> **Directions**
Repeat, exactly and completely, the material that follows. Omit the pictures.

> **Data section**
-- START --
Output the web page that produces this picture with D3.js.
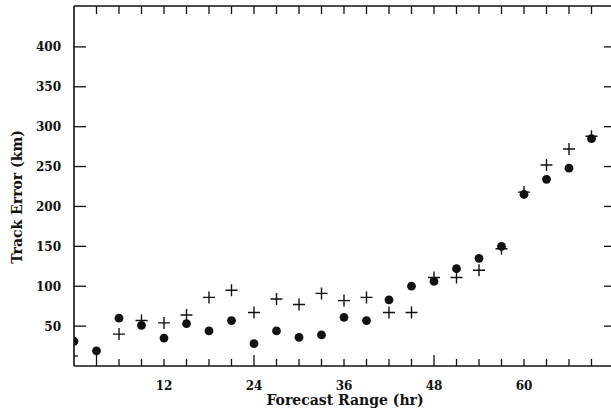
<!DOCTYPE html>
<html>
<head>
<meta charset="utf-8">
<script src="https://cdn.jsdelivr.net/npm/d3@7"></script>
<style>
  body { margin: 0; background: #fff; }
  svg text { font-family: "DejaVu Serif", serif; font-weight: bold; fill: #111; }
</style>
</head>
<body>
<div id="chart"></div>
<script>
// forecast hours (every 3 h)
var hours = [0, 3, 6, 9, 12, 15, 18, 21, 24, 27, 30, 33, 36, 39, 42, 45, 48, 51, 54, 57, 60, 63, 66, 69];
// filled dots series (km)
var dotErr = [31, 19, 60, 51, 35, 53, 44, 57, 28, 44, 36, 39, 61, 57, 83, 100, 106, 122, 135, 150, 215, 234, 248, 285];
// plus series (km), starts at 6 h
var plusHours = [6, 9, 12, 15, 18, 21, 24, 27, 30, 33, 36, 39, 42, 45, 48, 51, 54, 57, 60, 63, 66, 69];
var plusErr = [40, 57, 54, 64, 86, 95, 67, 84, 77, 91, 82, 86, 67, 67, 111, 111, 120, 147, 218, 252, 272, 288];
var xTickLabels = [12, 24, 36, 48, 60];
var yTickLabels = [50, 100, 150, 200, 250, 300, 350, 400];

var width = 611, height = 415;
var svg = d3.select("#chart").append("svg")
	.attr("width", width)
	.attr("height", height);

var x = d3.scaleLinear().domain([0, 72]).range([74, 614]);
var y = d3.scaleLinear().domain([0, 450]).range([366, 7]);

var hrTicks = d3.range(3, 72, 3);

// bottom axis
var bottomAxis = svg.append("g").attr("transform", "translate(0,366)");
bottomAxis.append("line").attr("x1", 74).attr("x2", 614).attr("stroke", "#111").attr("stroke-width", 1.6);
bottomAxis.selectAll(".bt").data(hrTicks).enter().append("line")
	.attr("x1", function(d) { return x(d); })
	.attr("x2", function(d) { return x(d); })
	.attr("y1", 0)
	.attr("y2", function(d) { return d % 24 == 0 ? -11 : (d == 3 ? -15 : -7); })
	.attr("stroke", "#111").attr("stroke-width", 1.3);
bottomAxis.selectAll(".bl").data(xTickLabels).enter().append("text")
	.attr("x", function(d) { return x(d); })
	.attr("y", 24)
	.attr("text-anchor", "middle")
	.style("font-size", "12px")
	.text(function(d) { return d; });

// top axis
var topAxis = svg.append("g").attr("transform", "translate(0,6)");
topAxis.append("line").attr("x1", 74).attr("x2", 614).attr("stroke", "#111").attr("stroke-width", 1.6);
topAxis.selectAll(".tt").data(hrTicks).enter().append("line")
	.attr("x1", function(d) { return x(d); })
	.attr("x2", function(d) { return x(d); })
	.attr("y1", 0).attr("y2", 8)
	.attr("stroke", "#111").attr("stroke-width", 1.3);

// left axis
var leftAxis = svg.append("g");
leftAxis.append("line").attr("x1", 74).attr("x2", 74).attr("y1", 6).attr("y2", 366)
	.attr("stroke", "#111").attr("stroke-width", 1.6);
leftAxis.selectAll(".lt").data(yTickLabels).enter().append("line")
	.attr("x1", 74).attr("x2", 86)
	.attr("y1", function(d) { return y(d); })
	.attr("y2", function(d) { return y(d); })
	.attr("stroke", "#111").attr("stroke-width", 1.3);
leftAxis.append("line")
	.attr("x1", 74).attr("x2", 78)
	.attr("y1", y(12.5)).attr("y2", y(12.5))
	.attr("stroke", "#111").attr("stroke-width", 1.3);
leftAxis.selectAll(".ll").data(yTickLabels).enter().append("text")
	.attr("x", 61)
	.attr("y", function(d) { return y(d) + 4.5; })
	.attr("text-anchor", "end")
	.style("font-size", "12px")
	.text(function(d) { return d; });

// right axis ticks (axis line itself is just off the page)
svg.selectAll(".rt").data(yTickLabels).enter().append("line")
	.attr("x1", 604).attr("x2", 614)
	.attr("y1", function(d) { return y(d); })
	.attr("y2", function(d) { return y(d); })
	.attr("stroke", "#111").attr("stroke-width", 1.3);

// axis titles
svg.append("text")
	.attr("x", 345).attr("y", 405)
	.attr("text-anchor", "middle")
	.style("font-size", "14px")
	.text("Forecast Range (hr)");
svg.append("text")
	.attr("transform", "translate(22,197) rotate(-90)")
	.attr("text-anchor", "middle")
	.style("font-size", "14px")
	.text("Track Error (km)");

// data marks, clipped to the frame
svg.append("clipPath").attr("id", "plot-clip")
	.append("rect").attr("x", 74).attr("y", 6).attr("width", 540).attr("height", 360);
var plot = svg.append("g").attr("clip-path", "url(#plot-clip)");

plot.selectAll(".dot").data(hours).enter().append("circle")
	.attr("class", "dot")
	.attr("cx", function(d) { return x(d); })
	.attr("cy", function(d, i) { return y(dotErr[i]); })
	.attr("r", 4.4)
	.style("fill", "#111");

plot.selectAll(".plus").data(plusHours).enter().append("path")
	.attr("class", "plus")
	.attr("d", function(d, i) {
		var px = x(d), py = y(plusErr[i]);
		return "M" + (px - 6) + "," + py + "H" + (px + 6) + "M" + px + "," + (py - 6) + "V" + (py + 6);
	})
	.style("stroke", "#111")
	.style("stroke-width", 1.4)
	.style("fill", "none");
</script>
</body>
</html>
-- END --
> **Correct answer**
Output the web page that produces this picture with D3.js.
<!DOCTYPE html>
<html>
<head>
<meta charset="utf-8">
<script src="https://cdn.jsdelivr.net/npm/d3@7"></script>
<style>
  body { margin: 0; background: #fff; }
  svg text { font-family: "DejaVu Serif", serif; font-weight: bold; fill: #111; }
</style>
</head>
<body>
<div id="chart"></div>
<script>
// forecast hours (every 3 h)
var hours = [0, 3, 6, 9, 12, 15, 18, 21, 24, 27, 30, 33, 36, 39, 42, 45, 48, 51, 54, 57, 60, 63, 66, 69];
// filled dots series (km)
var dotErr = [31, 19, 60, 51, 35, 53, 44, 57, 28, 44, 36, 39, 61, 57, 83, 100, 106, 122, 135, 150, 215, 234, 248, 285];
// plus series (km), starts at 6 h
var plusHours = [6, 9, 12, 15, 18, 21, 24, 27, 30, 33, 36, 39, 42, 45, 48, 51, 54, 57, 60, 63, 66, 69];
var plusErr = [40, 57, 54, 64, 86, 95, 67, 84, 77, 91, 82, 86, 67, 67, 111, 111, 120, 147, 218, 252, 272, 288];
var xTickLabels = [12, 24, 36, 48, 60];
var yTickLabels = [50, 100, 150, 200, 250, 300, 350, 400];

var width = 611, height = 415;
var svg = d3.select("#chart").append("svg")
	.attr("width", width)
	.attr("height", height);

var x = d3.scaleLinear().domain([0, 72]).range([74, 614]);
var y = d3.scaleLinear().domain([0, 450]).range([366, 7]);

var hrTicks = d3.range(3, 72, 3);

// bottom axis
var bottomAxis = svg.append("g").attr("transform", "translate(0,366)");
bottomAxis.append("line").attr("x1", 74).attr("x2", 614).attr("stroke", "#111").attr("stroke-width", 1.6);
bottomAxis.selectAll(".bt").data(hrTicks).enter().append("line")
	.attr("x1", function(d) { return x(d); })
	.attr("x2", function(d) { return x(d); })
	.attr("y1", 0)
	.attr("y2", function(d) { return d % 24 == 0 ? -11 : (d == 3 ? -15 : -7); })
	.attr("stroke", "#111").attr("stroke-width", 1.3);
bottomAxis.selectAll(".bl").data(xTickLabels).enter().append("text")
	.attr("x", function(d) { return x(d); })
	.attr("y", 24)
	.attr("text-anchor", "middle")
	.style("font-size", "12px")
	.text(function(d) { return d; });

// top axis
var topAxis = svg.append("g").attr("transform", "translate(0,6)");
topAxis.append("line").attr("x1", 74).attr("x2", 614).attr("stroke", "#111").attr("stroke-width", 1.6);
topAxis.selectAll(".tt").data(hrTicks).enter().append("line")
	.attr("x1", function(d) { return x(d); })
	.attr("x2", function(d) { return x(d); })
	.attr("y1", 0).attr("y2", 8)
	.attr("stroke", "#111").attr("stroke-width", 1.3);

// left axis
var leftAxis = svg.append("g");
leftAxis.append("line").attr("x1", 74).attr("x2", 74).attr("y1", 6).attr("y2", 366)
	.attr("stroke", "#111").attr("stroke-width", 1.6);
leftAxis.selectAll(".lt").data(yTickLabels).enter().append("line")
	.attr("x1", 74).attr("x2", 86)
	.attr("y1", function(d) { return y(d); })
	.attr("y2", function(d) { return y(d); })
	.attr("stroke", "#111").attr("stroke-width", 1.3);
leftAxis.append("line")
	.attr("x1", 74).attr("x2", 78)
	.attr("y1", y(12.5)).attr("y2", y(12.5))
	.attr("stroke", "#111").attr("stroke-width", 1.3);
leftAxis.selectAll(".ll").data(yTickLabels).enter().append("text")
	.attr("x", 61)
	.attr("y", function(d) { return y(d) + 4.5; })
	.attr("text-anchor", "end")
	.style("font-size", "12px")
	.text(function(d) { return d; });

// right axis ticks (axis line itself is just off the page)
svg.selectAll(".rt").data(yTickLabels).enter().append("line")
	.attr("x1", 604).attr("x2", 614)
	.attr("y1", function(d) { return y(d); })
	.attr("y2", function(d) { return y(d); })
	.attr("stroke", "#111").attr("stroke-width", 1.3);

// axis titles
svg.append("text")
	.attr("x", 345).attr("y", 405)
	.attr("text-anchor", "middle")
	.style("font-size", "14px")
	.text("Forecast Range (hr)");
svg.append("text")
	.attr("transform", "translate(22,197) rotate(-90)")
	.attr("text-anchor", "middle")
	.style("font-size", "14px")
	.text("Track Error (km)");

// data marks, clipped to the frame
svg.append("clipPath").attr("id", "plot-clip")
	.append("rect").attr("x", 74).attr("y", 6).attr("width", 540).attr("height", 360);
var plot = svg.append("g").attr("clip-path", "url(#plot-clip)");

plot.selectAll(".dot").data(hours).enter().append("circle")
	.attr("class", "dot")
	.attr("cx", function(d) { return x(d); })
	.attr("cy", function(d, i) { return y(dotErr[i]); })
	.attr("r", 4.4)
	.style("fill", "#111");

plot.selectAll(".plus").data(plusHours).enter().append("path")
	.attr("class", "plus")
	.attr("d", function(d, i) {
		var px = x(d), py = y(plusErr[i]);
		return "M" + (px - 6) + "," + py + "H" + (px + 6) + "M" + px + "," + (py - 6) + "V" + (py + 6);
	})
	.style("stroke", "#111")
	.style("stroke-width", 1.4)
	.style("fill", "none");
</script>
</body>
</html>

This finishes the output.